In 4:4 John continues, “You are out of God, little children, and you have overcome them, because greater is He who is in you than he who is in the world.” The believers are “out of God” because they have been begotten of God (4:7; 2:29; 3:9).
In verse 4 those who have been overcome are the false prophets (v. 1), the antichrists (v. 3), those who taught heresy concerning Christ’s Person. The believers have overcome them by abiding in the truth concerning Christ’s deity and concerning His humanity through divine conception, according to the teaching of the divine anointing (2:27).
In verse 4, John tells the believers that He who is in them is greater than he who is in the world. The One in the believers is the Triune God, who dwells in the believers as the all-inclusive, life-giving, anointing Spirit, and who strengthens us from within with all the rich elements of the Triune God (Eph. 3:16-19). Such a One is much greater and stronger than Satan, the evil spirit.
The words “he who is in the world” refer to Satan, the fallen angel. Satan usurps fallen mankind as the evil spirit and operates in evil persons, who are the components of his world system. Such a one is less than the Triune God and weaker than He is.
In verse 5 John goes on to say, “They are out of the world; therefore they speak out of the world, and the world hears them.” In this verse “they” denotes the false prophets, the antichrists. Both the heretics and the heresies concerning Christ’s Person have their source in the satanic world system. Hence, the people who are the components of this evil system listen to them and follow them.
In verse 6 John concludes, “We are out of God: he who knows God hears us; he who is not out of God does not hear us. From this we know the Spirit of truth and the spirit of deception.” The apostles, the believers, and the truth which they believe and teach concerning Christ have their source in God; they are out of God. Hence, the God-knowing people, who have been begotten of God (v. 7), listen to us and stay with us. The worldlings are not out of God because they have not been begotten of God. Hence, they do not listen to us.
Literally, the Greek words rendered “from this” in verse 6 mean “out of this.” “This” refers to what has been mentioned in verses 5 and 6. From the fact that the heretics and what they speak out from their spirit, actuated by the spirit of deception, are out from the world, and that we and what we speak out from our spirit, motivated by the Spirit of truth, are out from God, we know the Spirit of truth and the spirit of deception.
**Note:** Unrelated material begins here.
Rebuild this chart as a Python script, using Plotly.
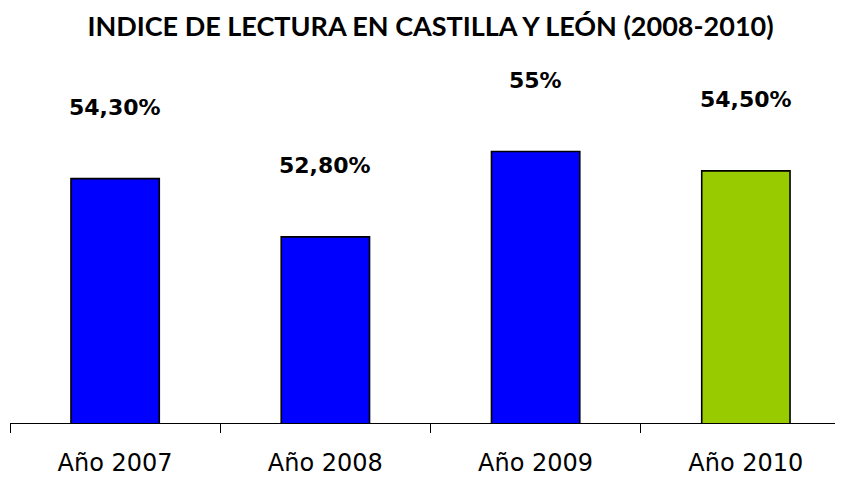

This implies that the Holy Spirit of truth is one with our truth-speaking spirit, and that the evil spirit of deception is one with the heretics’ deception-speaking spirit.
In verse 6 John speaks of both the Spirit of truth and the spirit of deception. The Spirit of truth is the Holy Spirit, the Spirit of reality (John 14:17; 15:26; 16:13). The spirit of deception is Satan, the evil spirit, the spirit of falsehood (Eph. 2:2). The word “truth” in 4:6 denotes the divine reality revealed in the New Testament, especially here concerning the divine incarnation of the Lord Jesus, which the Spirit of God testifies (1 John 4:2). This reality is in contrast to the deception of the evil spirit, the spirit of the antichrist that denies the divine incarnation of Jesus (v. 3).